■ EXERCISE PROMPT ■
Starting at the line containing "Clone this chart in D3.js." and ending at the line containing "1.08573, 1.08626, 1.0866]", reproduce each line exactly as written, with both end lines included and all pictures omitted.
....
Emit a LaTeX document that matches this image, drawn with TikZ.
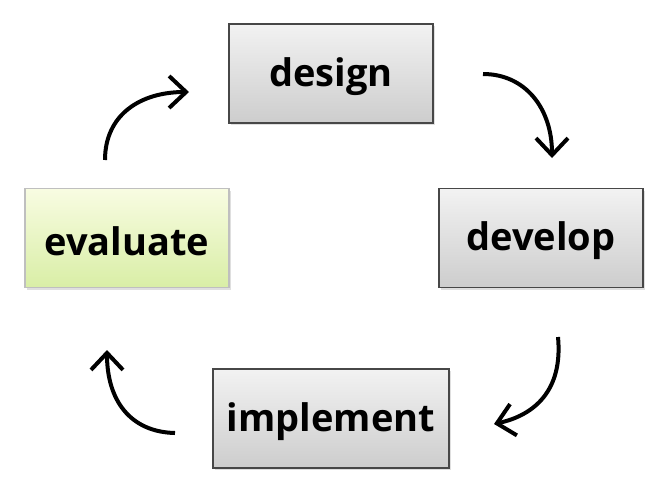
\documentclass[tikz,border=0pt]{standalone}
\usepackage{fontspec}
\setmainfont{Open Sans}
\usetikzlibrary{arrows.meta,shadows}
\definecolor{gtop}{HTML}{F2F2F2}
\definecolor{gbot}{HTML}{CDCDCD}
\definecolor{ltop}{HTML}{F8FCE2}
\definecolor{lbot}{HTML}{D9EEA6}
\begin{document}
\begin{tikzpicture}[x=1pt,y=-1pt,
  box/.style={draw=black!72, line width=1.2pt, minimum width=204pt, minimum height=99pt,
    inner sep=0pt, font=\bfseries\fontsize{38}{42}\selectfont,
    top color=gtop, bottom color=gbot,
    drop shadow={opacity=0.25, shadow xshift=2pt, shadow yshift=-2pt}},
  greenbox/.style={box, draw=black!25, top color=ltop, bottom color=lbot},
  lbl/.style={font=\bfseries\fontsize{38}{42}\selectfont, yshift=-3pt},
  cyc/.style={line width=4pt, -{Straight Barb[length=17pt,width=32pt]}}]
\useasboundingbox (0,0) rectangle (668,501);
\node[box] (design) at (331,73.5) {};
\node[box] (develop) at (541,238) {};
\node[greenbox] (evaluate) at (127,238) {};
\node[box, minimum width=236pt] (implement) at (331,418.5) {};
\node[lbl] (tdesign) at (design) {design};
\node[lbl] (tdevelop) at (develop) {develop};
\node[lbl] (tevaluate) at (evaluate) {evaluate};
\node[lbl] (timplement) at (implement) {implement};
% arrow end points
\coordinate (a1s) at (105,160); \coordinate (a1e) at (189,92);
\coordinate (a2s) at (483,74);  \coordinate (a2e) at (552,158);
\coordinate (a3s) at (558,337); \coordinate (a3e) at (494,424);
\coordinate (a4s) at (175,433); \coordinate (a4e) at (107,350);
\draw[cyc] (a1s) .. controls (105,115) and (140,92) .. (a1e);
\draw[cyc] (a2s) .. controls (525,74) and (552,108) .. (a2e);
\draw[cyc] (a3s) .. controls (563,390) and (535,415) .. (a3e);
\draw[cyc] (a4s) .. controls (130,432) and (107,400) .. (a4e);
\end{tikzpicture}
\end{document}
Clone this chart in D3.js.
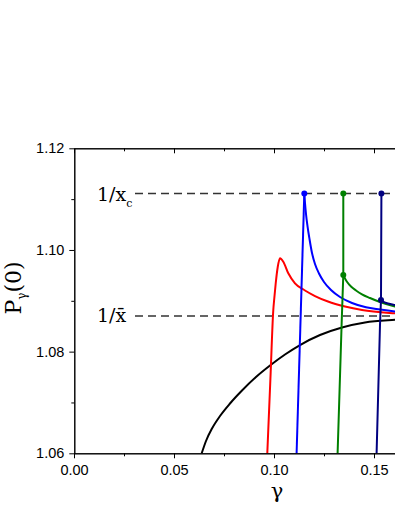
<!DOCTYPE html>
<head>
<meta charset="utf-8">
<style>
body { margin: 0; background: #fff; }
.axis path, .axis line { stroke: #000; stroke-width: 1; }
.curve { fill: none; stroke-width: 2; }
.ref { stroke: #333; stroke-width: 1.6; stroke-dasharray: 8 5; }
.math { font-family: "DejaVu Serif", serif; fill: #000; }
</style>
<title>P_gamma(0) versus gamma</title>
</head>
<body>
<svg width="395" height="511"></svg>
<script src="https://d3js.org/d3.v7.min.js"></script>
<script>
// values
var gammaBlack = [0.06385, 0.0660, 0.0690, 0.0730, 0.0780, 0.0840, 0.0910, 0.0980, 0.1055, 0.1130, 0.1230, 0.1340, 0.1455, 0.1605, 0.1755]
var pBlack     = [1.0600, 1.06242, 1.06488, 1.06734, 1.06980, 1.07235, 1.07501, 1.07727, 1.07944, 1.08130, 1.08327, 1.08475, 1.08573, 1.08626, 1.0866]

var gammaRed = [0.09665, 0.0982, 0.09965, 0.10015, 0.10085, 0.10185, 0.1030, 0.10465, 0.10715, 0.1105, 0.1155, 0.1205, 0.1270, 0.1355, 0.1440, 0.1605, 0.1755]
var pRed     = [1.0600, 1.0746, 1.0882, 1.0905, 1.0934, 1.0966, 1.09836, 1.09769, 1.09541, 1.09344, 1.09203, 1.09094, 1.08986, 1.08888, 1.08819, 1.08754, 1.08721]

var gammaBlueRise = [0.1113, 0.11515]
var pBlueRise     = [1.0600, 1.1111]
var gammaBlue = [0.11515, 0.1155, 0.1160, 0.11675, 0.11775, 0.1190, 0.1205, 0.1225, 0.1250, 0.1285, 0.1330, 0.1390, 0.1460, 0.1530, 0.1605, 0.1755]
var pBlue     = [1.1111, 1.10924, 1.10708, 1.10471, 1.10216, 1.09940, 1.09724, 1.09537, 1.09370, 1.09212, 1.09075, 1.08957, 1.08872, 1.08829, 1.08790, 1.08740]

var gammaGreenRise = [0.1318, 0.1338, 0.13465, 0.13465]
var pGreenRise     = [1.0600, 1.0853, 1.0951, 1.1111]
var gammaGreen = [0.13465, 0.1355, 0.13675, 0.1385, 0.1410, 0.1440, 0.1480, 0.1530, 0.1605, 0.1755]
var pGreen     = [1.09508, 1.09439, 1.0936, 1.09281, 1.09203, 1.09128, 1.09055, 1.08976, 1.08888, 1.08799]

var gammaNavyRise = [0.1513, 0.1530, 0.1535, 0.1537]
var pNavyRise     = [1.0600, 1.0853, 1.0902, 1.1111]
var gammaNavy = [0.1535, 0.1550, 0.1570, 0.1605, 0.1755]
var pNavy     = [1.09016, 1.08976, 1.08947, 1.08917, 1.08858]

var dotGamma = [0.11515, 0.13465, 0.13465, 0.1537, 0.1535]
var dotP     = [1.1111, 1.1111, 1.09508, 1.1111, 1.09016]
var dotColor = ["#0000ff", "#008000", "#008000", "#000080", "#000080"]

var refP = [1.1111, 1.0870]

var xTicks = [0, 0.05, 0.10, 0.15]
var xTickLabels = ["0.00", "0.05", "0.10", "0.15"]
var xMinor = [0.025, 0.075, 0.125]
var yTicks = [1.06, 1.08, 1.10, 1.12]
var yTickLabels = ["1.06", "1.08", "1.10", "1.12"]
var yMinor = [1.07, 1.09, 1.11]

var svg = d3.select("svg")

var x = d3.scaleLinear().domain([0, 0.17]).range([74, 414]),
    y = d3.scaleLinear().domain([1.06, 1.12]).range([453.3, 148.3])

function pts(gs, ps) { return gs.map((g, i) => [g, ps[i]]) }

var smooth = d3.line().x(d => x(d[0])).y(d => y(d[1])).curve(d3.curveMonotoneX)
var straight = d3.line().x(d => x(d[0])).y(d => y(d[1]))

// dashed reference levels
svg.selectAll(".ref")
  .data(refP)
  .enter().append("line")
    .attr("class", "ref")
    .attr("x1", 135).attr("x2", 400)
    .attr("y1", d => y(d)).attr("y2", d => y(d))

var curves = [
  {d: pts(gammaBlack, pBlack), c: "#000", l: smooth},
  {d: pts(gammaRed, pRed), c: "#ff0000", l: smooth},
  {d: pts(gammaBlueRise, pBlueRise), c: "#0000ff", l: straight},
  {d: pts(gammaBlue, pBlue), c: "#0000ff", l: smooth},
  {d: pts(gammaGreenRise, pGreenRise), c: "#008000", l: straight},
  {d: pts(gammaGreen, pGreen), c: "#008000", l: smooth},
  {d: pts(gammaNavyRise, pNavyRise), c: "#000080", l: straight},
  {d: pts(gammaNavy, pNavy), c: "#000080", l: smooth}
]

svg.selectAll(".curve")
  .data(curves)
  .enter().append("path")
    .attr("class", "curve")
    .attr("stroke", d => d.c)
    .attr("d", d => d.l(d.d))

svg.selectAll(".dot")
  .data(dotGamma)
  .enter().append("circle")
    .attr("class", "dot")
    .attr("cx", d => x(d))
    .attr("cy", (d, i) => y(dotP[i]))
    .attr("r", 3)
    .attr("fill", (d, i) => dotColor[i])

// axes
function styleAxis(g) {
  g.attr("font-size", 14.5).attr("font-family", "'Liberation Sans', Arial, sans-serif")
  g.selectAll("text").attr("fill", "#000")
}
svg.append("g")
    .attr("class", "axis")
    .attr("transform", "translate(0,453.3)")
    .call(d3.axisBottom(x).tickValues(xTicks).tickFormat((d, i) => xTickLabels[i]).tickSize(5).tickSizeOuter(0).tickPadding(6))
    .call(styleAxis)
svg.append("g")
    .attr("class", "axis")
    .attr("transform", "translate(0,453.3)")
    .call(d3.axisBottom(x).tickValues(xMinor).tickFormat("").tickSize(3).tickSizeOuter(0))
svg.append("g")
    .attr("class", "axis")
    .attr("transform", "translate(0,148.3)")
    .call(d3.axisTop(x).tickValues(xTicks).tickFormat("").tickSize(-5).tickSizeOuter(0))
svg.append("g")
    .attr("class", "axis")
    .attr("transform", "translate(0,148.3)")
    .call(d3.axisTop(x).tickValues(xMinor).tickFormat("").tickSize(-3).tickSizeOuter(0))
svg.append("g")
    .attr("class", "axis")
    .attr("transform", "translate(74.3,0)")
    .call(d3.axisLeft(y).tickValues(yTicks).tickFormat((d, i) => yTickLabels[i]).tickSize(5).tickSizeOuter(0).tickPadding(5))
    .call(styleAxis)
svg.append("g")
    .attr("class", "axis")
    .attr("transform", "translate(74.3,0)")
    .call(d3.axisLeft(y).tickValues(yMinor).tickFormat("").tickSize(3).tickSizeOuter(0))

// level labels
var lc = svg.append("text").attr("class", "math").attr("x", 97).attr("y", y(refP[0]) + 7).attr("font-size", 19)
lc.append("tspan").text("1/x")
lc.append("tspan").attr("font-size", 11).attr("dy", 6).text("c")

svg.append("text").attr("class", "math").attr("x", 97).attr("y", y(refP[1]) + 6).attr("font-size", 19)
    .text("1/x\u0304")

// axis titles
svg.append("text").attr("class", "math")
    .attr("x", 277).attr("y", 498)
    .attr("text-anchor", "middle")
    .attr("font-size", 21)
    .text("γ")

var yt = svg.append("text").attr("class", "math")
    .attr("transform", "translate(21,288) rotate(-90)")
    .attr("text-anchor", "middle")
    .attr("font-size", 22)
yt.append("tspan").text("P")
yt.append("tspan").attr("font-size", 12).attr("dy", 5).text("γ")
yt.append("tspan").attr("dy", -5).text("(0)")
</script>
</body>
....
■ RESPONSE TO THE TASK ■
Clone this chart in D3.js.
<!DOCTYPE html>
<head>
<meta charset="utf-8">
<style>
body { margin: 0; background: #fff; }
.axis path, .axis line { stroke: #000; stroke-width: 1; }
.curve { fill: none; stroke-width: 2; }
.ref { stroke: #333; stroke-width: 1.6; stroke-dasharray: 8 5; }
.math { font-family: "DejaVu Serif", serif; fill: #000; }
</style>
<title>P_gamma(0) versus gamma</title>
</head>
<body>
<svg width="395" height="511"></svg>
<script src="https://d3js.org/d3.v7.min.js"></script>
<script>
// values
var gammaBlack = [0.06385, 0.0660, 0.0690, 0.0730, 0.0780, 0.0840, 0.0910, 0.0980, 0.1055, 0.1130, 0.1230, 0.1340, 0.1455, 0.1605, 0.1755]
var pBlack     = [1.0600, 1.06242, 1.06488, 1.06734, 1.06980, 1.07235, 1.07501, 1.07727, 1.07944, 1.08130, 1.08327, 1.08475, 1.08573, 1.08626, 1.0866]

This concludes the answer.